Thursday, February 04, 2010

Fuga para a vitória

O lado esteticamente demissionário de Invictus intriga-me mais do que o que me chega a incomodar. Evidentemente, é inútil procurar justificações na estranheza daquele mundo (Mandela, a África do Sul, o rugby) dentro do cinema de Clint. Porque se reduzirmos a coisa a arquétipos a estranheza dissipa-se: Mandela como garante do equilíbrio precário entre a lei (e a ordem) e uma anarquia cuja sombra se mantém iminente, num país, para todos os efeitos, "novo". (Que Clint pensou no "western" diz-nos aquele plano paisagistíco - um baldio suburbano - ainda no princípio, um plano totalmente dominado por linhas horizontais, aproximável dos planos de abertura do Unforgiven, por exemplo. E o primeiro encontro, bastante divertido, entre os guarda-costas negros e os guarda-costas brancos tem a tensão "nonchalante" de um encontro entre bandos de pistoleiros rivais forçados a trabalhar em conjunto. Ou a intervenção de Mandela na reunião do Conselho Desportivo). Autoridade moral e autoridade simbólica, com o rugby a fazer figura de "objecto" que importa proteger de qualquer tipo de corrupção. Tudo isto é perfeitamente eastwoodiano, se não dermos muita importância ao desenho das bandeiras.

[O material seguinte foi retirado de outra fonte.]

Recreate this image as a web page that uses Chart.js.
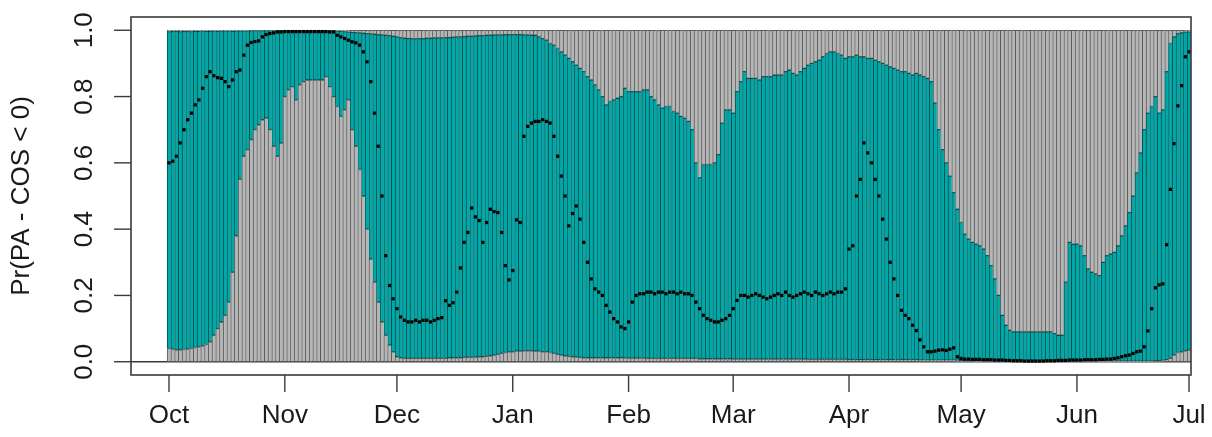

Porque é que que Clint deixa que a modorra se instale, acompanhada de uma meia-dúzia de apartes convencionalíssimos? Sei lá. Talvez falte confronto, talvez falte uma definição -uma imagem - clara daquilo a que a(s) personagem(ns) se opôe(m). Sendo um filme pós-conflito, talvez falte o momento em que se escolhe um lado (que quando o filme começa já está, digamos, pré-escolhido), o momento da tomada de consciência que é fundamental em tantos Clints (a "conversão" da personagem de Matt Damon não é bem isso). Se, o desporto como metáfora, fazer um filme sobre Mandela é um bocado como fazer um filme sobre um árbitro, não espanta que todo o conflito seja transferido para os jogos de rugby entre a África do Sul e as equipas que se lhe atravessam ao caminho, e para a adesão dos negros à equipa de rugby do seu país. Mas ainda aqui, não está já tudo escolhido e decidido desde o princípio?
Claro: Mandela é uma figura admirável e o povo sul-africano (os pretos e os brancos, mais os de outras cores que por lá andem), visto através do filme, não é menos admirável. O panegírico é um modelo tão estimável como qualquer outro. Mas há décadas que se deixou de saber fazê-los bem. E a Clint - que não é o "último dos clássicos" coisa nenhuma, antes o "primeiro dos pós-clássicos" - está visto que não passaram o segredo (a culpa não é dele, é só que os segredos de "factura" da Hollywood clássica enterraram-se com ela). Resta a consolação de ser bem melhor do que o "sports film" do seu herói pessoal, John Huston (Fuga para a Vitória).
Não menos claro: apesar de parecer uma bande-annonce para o Mundial de Futebol 2010, e de o seu optimismo estar completamente fora de moda, a sobriedade de Invictus é infinitamente mais séria do que muita tralha "radical" (pueril) e "autorística" (de imitação) que anda a ser vendida como obra-prima. But don't get me started on that.
Pormenor de capital importância: 2 ou 3 estrelas? Duas fazem jus ao lugar do filme na obra de Clint. Só três prestam justiça ao seu lugar ao pé da tralha. Afortunadamente, tenho uns dias para decidir.